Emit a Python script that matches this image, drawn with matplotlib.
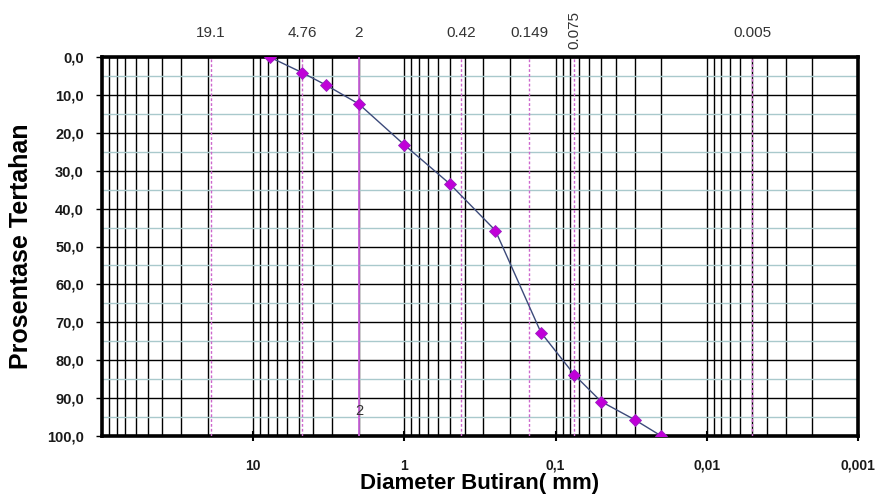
import matplotlib
matplotlib.use('Agg')
import matplotlib.pyplot as plt
import matplotlib.transforms as mtransforms
from matplotlib.ticker import FixedLocator, FixedFormatter, NullFormatter, LogLocator

plt.rcParams['font.family'] = ['Liberation Sans', 'DejaVu Sans']

# grain size analysis (sieve + hydrometer)
diameter = [7.8, 4.76, 3.3, 2.0, 1.0, 0.5, 0.25, 0.125, 0.075, 0.05, 0.03, 0.02]
retained = [0.0, 4.1, 7.4, 12.4, 23.2, 33.5, 45.8, 72.7, 83.9, 90.9, 95.7, 100.0]

# reference sieve sizes drawn as vertical lines
sieve_sizes = [19.1, 4.76, 2, 0.42, 0.149, 0.075, 0.005]
sieve_labels = ['19.1', '4.76', '2', '0.42', '0.149', '0.075', '0.005']

x_major = [10, 1, 0.1, 0.01, 0.001]
x_major_labels = ['10', '1', '0,1', '0,01', '0,001']
y_major = list(range(0, 101, 10))
y_major_labels = ['{:.1f}'.format(v).replace('.', ',') for v in y_major]
y_light = list(range(5, 100, 10))

fig = plt.figure(figsize=(8.79, 5.0), dpi=100)
ax = fig.add_axes([102 / 879, 1 - 436 / 500, 756 / 879, 379 / 500])

ax.set_xscale('log')
ax.set_xlim(100, 0.001)
ax.set_ylim(100, 0)

# light lines at the half steps
for yv in y_light:
    ax.axhline(yv, color='#a9c9cc', lw=1.0, zorder=1)

ax.xaxis.set_major_locator(FixedLocator(x_major))
ax.xaxis.set_major_formatter(FixedFormatter(x_major_labels))
ax.xaxis.set_minor_locator(LogLocator(base=10, subs=range(2, 10), numticks=50))
ax.xaxis.set_minor_formatter(NullFormatter())
ax.yaxis.set_major_locator(FixedLocator(y_major))
ax.yaxis.set_major_formatter(FixedFormatter(y_major_labels))

ax.grid(which='major', color='black', lw=1.0, zorder=2)
ax.grid(which='minor', axis='x', color='black', lw=1.0, zorder=2)
ax.set_axisbelow(True)

ax.tick_params(axis='x', which='minor', length=0)
ax.tick_params(axis='x', which='major', direction='inout', length=7, width=1.5, pad=13,
               labelsize=10)
ax.tick_params(axis='y', which='major', direction='out', length=4, width=1, pad=9,
               labelsize=10.5)
for lab in ax.get_xticklabels() + ax.get_yticklabels():
    lab.set_fontweight('bold')
    lab.set_color('#1a1a1a')

for sp in ax.spines.values():
    sp.set_linewidth(2.6)
    sp.set_color('black')

# sieve reference lines and their labels above the plot
trans = mtransforms.blended_transform_factory(ax.transData, ax.transAxes)
for size, lab in zip(sieve_sizes, sieve_labels):
    if lab == '2':
        ax.axvline(size, color='#cc66dd', lw=1.3, zorder=3)
    else:
        ax.axvline(size, color='#cc66cc', lw=1.0, ls=(0, (2, 1.5)), zorder=3)
    if lab == '0.075':
        ax.text(size, 1.02, lab, transform=trans, rotation=90, ha='center',
                va='bottom', fontsize=11, color='#333333')
    else:
        ax.text(size, 1.045, lab, transform=trans, ha='center', va='bottom',
                fontsize=11, color='#333333')

ax.text(2, 93.4, '2', ha='center', va='center', fontsize=10.5, color='#333333', zorder=4)

ax.plot(diameter, retained, color='#3c4a7a', lw=1.0, zorder=5)
ax.plot(diameter, retained, ls='none', marker='D', ms=6.5, mfc='#c000d8', mec='#9a20c0',
        mew=0.6, zorder=6)

ax.set_xlabel('Diameter Butiran( mm)', fontsize=16, fontweight='bold', va='center')
ax.xaxis.set_label_coords(0.5, -(484 - 436) / 379)
ax.set_ylabel('Prosentase Tertahan', fontsize=18, fontweight='bold', va='center')
ax.yaxis.set_label_coords(-(102 - 21) / 756, 0.5)

fig.savefig('out.png', dpi=100)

* _Goal of the exercise_:
Skip the images and write out the rest of the listing exactly.

* _Written response_:
Emit a Python script that matches this image, drawn with matplotlib.
import matplotlib
matplotlib.use('Agg')
import matplotlib.pyplot as plt
import matplotlib.transforms as mtransforms
from matplotlib.ticker import FixedLocator, FixedFormatter, NullFormatter, LogLocator

plt.rcParams['font.family'] = ['Liberation Sans', 'DejaVu Sans']

# grain size analysis (sieve + hydrometer)
diameter = [7.8, 4.76, 3.3, 2.0, 1.0, 0.5, 0.25, 0.125, 0.075, 0.05, 0.03, 0.02]
retained = [0.0, 4.1, 7.4, 12.4, 23.2, 33.5, 45.8, 72.7, 83.9, 90.9, 95.7, 100.0]

# reference sieve sizes drawn as vertical lines
sieve_sizes = [19.1, 4.76, 2, 0.42, 0.149, 0.075, 0.005]
sieve_labels = ['19.1', '4.76', '2', '0.42', '0.149', '0.075', '0.005']

x_major = [10, 1, 0.1, 0.01, 0.001]
x_major_labels = ['10', '1', '0,1', '0,01', '0,001']
y_major = list(range(0, 101, 10))
y_major_labels = ['{:.1f}'.format(v).replace('.', ',') for v in y_major]
y_light = list(range(5, 100, 10))

fig = plt.figure(figsize=(8.79, 5.0), dpi=100)
ax = fig.add_axes([102 / 879, 1 - 436 / 500, 756 / 879, 379 / 500])

ax.set_xscale('log')
ax.set_xlim(100, 0.001)
ax.set_ylim(100, 0)

# light lines at the half steps
for yv in y_light:
    ax.axhline(yv, color='#a9c9cc', lw=1.0, zorder=1)

ax.xaxis.set_major_locator(FixedLocator(x_major))
ax.xaxis.set_major_formatter(FixedFormatter(x_major_labels))
ax.xaxis.set_minor_locator(LogLocator(base=10, subs=range(2, 10), numticks=50))
ax.xaxis.set_minor_formatter(NullFormatter())
ax.yaxis.set_major_locator(FixedLocator(y_major))
ax.yaxis.set_major_formatter(FixedFormatter(y_major_labels))

ax.grid(which='major', color='black', lw=1.0, zorder=2)
ax.grid(which='minor', axis='x', color='black', lw=1.0, zorder=2)
ax.set_axisbelow(True)

ax.tick_params(axis='x', which='minor', length=0)
ax.tick_params(axis='x', which='major', direction='inout', length=7, width=1.5, pad=13,
               labelsize=10)
ax.tick_params(axis='y', which='major', direction='out', length=4, width=1, pad=9,
               labelsize=10.5)
for lab in ax.get_xticklabels() + ax.get_yticklabels():
    lab.set_fontweight('bold')
    lab.set_color('#1a1a1a')

for sp in ax.spines.values():
    sp.set_linewidth(2.6)
    sp.set_color('black')

# sieve reference lines and their labels above the plot
trans = mtransforms.blended_transform_factory(ax.transData, ax.transAxes)
for size, lab in zip(sieve_sizes, sieve_labels):
    if lab == '2':
        ax.axvline(size, color='#cc66dd', lw=1.3, zorder=3)
    else:
        ax.axvline(size, color='#cc66cc', lw=1.0, ls=(0, (2, 1.5)), zorder=3)
    if lab == '0.075':
        ax.text(size, 1.02, lab, transform=trans, rotation=90, ha='center',
                va='bottom', fontsize=11, color='#333333')
    else:
        ax.text(size, 1.045, lab, transform=trans, ha='center', va='bottom',
                fontsize=11, color='#333333')

ax.text(2, 93.4, '2', ha='center', va='center', fontsize=10.5, color='#333333', zorder=4)

ax.plot(diameter, retained, color='#3c4a7a', lw=1.0, zorder=5)
ax.plot(diameter, retained, ls='none', marker='D', ms=6.5, mfc='#c000d8', mec='#9a20c0',
        mew=0.6, zorder=6)

ax.set_xlabel('Diameter Butiran( mm)', fontsize=16, fontweight='bold', va='center')
ax.xaxis.set_label_coords(0.5, -(484 - 436) / 379)
ax.set_ylabel('Prosentase Tertahan', fontsize=18, fontweight='bold', va='center')
ax.yaxis.set_label_coords(-(102 - 21) / 756, 0.5)

fig.savefig('out.png', dpi=100)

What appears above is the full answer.